My years as a cub reporter were more valuable than any college journalism program. Though I came under my editor’s tutelage near the end of her journalism career, she was generous in passing on what she knew. Thanks to Joyce, my skills grew. Over my 20-year career, I was tapped to report on county government, business and agriculture news, as well as serve as the lifestyle editor and a regional reporter. I was honored to receive state and national press association awards for reporting.

All the while, I was channeling Mary Richards.

I never missed an episode of “The Mary Tyler Moore Show” and watched reruns whenever I could catch them.
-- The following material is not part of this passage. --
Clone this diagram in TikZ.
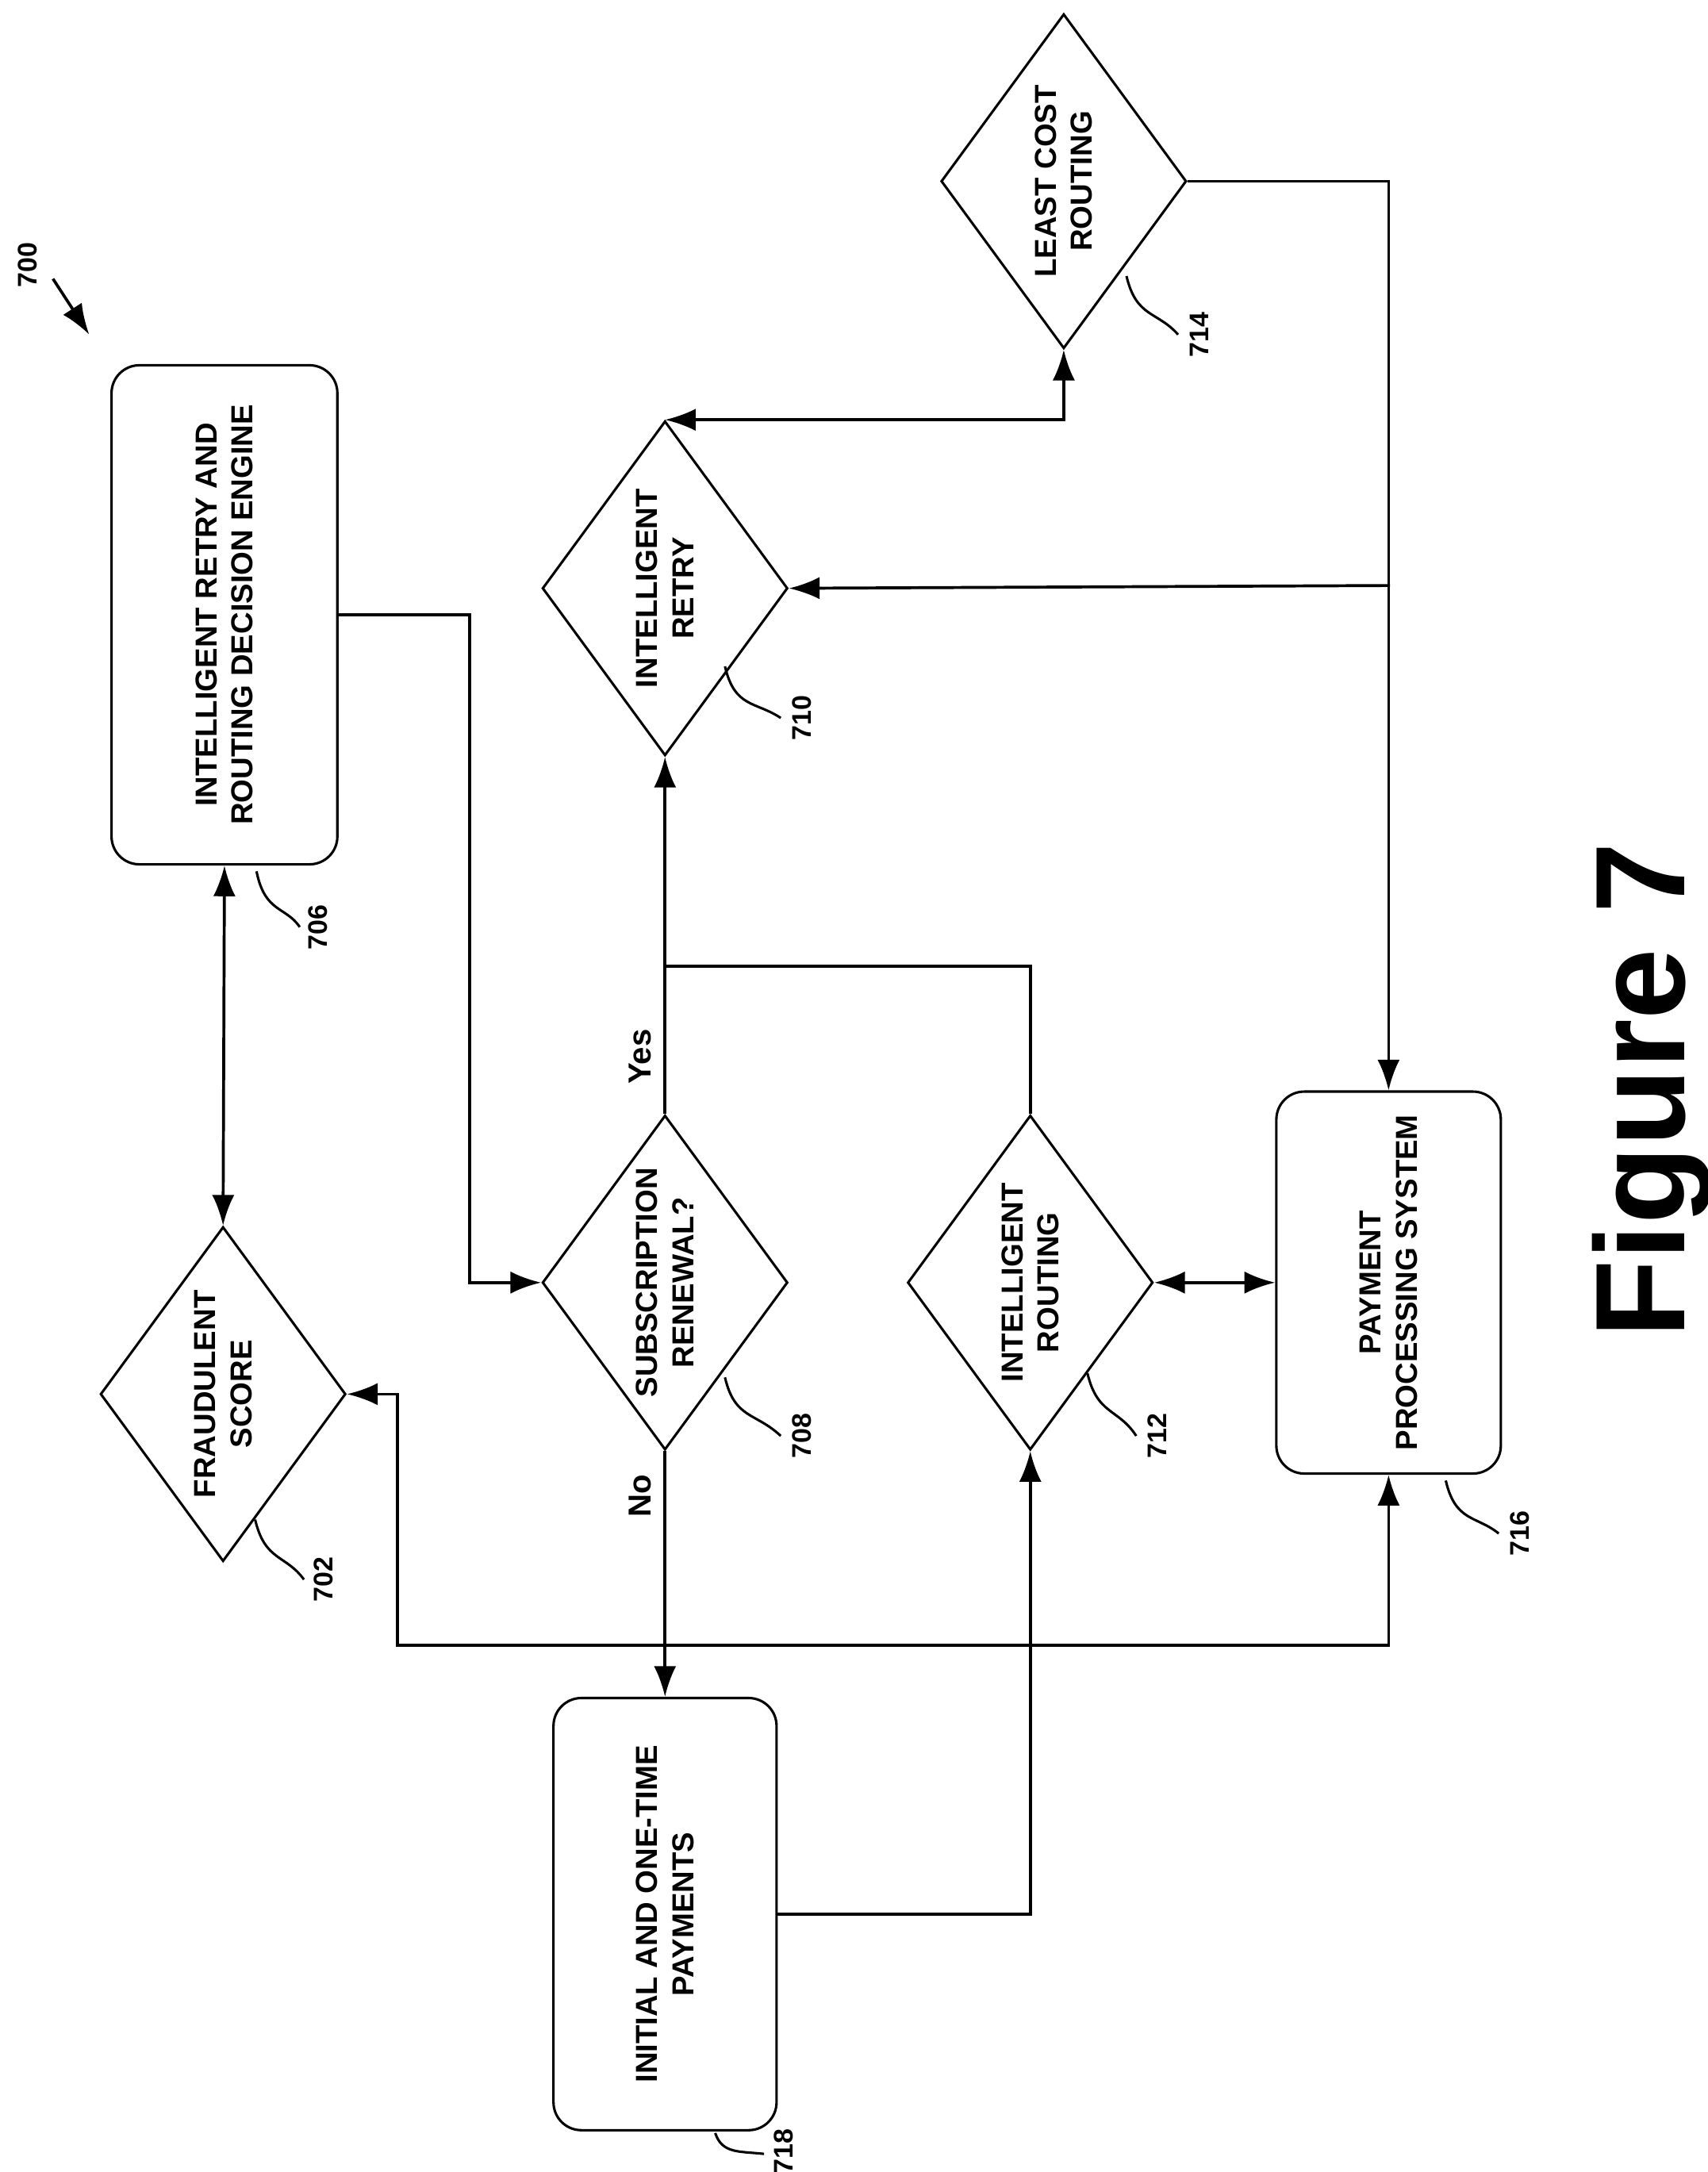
\documentclass[tikz,border=0pt]{standalone}
\usepackage{fontspec}
\setmainfont{Liberation Sans}
\usetikzlibrary{shapes.geometric,arrows.meta}
\tikzset{
  box/.style={draw,rounded corners=2mm,line width=0.5pt},
  dia/.style={draw,shape=diamond,inner sep=0pt,minimum width=17.6mm,minimum height=24mm,line width=0.5pt},
  txt/.style={rotate=90,align=center,font=\fontsize{6.2}{7.4}\selectfont\bfseries},
  num/.style={rotate=90,font=\fontsize{5.5}{6}\selectfont\bfseries},
  lbl/.style={rotate=90,font=\fontsize{6.5}{7}\selectfont\bfseries},
  link/.style={line width=0.6pt,-{Latex[length=2.2mm,width=1.6mm]}},
  both/.style={line width=0.6pt,{Latex[length=2.2mm,width=1.6mm]}-{Latex[length=2.2mm,width=1.6mm]}},
  lead/.style={line width=0.5pt}
}
\begin{document}
\begin{tikzpicture}[x=0.1mm,y=-0.1mm]
\useasboundingbox (0,0) rectangle (1225,1558);
% boxes
\node[box,minimum width=16.2mm,minimum height=35.8mm] (engine) at (161,441) {};
\node[txt] at (engine) {INTELLIGENT RETRY AND\\ROUTING DECISION ENGINE};
\node[box,minimum width=16.1mm,minimum height=27.4mm] (pps) at (996,920) {};
\node[txt] at (pps) {PAYMENT\\PROCESSING SYSTEM};
\node[box,minimum width=16mm,minimum height=31mm] (onetime) at (477,1373) {};
\node[txt] at (onetime) {INITIAL AND ONE-TIME\\PAYMENTS};
% decisions
\node[dia] (fraud) at (160,1000) {};
\node[txt] at (fraud) {FRAUDULENT\\SCORE};
\node[dia] (renew) at (477,920) {};
\node[txt] at (renew) {SUBSCRIPTION\\RENEWAL?};
\node[dia] (routing) at (739,920) {};
\node[txt] at (routing) {INTELLIGENT\\ROUTING};
\node[dia] (retry) at (477,422) {};
\node[txt] at (retry) {INTELLIGENT\\RETRY};
\node[dia] (lcr) at (763,130) {};
\node[txt] at (lcr) {LEAST COST\\ROUTING};
% connectors
\draw[both] (engine.south) -- (fraud.north);
\draw[link] (engine.east) -| (337,700) |- (renew.west);
\draw[link] (renew.south) -- (onetime.north);
\node[lbl] (no) at (459,1073) {No};
\draw[link] (renew.north) -- (retry.south);
\node[lbl] (yes) at (459,758) {Yes};
\coordinate (join) at (477,693);
\draw[line width=0.6pt] (routing.north) |- (join);
\draw[link] (onetime.east) -| (routing.south);
\draw[both] (routing.east) -- (pps.west);
\coordinate (bus) at (285,1180);
\draw[both] (fraud.east) -| (bus) -| (pps.south);
\coordinate (tap) at (997,420);
\draw[link] (lcr.east) -| (pps.north);
\draw[link] (tap) -- (retry.east);
\draw[both] (retry.north) -| (lcr.south);
% reference numerals
\node[num] (n700) at (20,190) {700};
\draw[link] (38,200) -- (64,240);
\node[num] at (228,665) {706};
\draw[lead] (184,625) .. controls (190,655) and (205,650) .. (215,665);
\node[num] at (232,1133) {702};
\draw[lead] (183,1090) .. controls (190,1120) and (205,1115) .. (218,1133);
\node[num] at (575,1030) {708};
\draw[lead] (520,988) .. controls (527,1018) and (542,1013) .. (560,1030);
\node[num] at (830,1030) {712};
\draw[lead] (780,985) .. controls (787,1015) and (802,1010) .. (815,1030);
\node[num] at (575,515) {710};
\draw[lead] (520,478) .. controls (527,508) and (542,503) .. (560,515);
\node[num] at (860,240) {714};
\draw[lead] (808,198) .. controls (815,228) and (830,223) .. (845,240);
\node[num] at (1090,1100) {716};
\draw[lead] (1037,1062) .. controls (1044,1092) and (1059,1087) .. (1075,1100);
\node[num] at (562,1543) {718};
\draw[lead] (513,1530) .. controls (518,1545) and (530,1543) .. (548,1545);
\node[rotate=90,font=\fontsize{26}{28}\selectfont\bfseries] (fig) at (1185,782) {Figure 7};
\end{tikzpicture}
\end{document}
I followed Moore’s career and personal life, cheering her on as she took other roles and became a respected television producer in real life. Like most of America, I would always see her as Mary Richards, the spunky TV news reporter with the winning smile. Along the way, guys like Woodward and Bernstein added another brand of inspiration, but always, it was Mary Richards that showed me how to be a news woman.

From the New York Times:

“At least a decade before the twin figures of the harried working woman and the neurotic, unwed 30-something became media preoccupations, Ms. Moore’s portrayal — for which she won four of her seven Emmy Awards — expressed both the exuberance and the melancholy of the single career woman who could plot her own course without reference to cultural archetypes. The show, and her portrayal of Mary as a sisterly presence in the office, as well as a source of ingenuity and humor, was a balm to widespread anxieties about women in the work force.”

I was the first in my family to attend college, albeit for only a year. My parents urged me to come home after my freshman year at a state school and get an office job. I came home, but the “office job” put me on the path to my dream career. For me, Mary and Joyce were a balm to my own anxiety about being a young woman in the work force. They pointed the way.

Thank you, Ladies. I am forever grateful.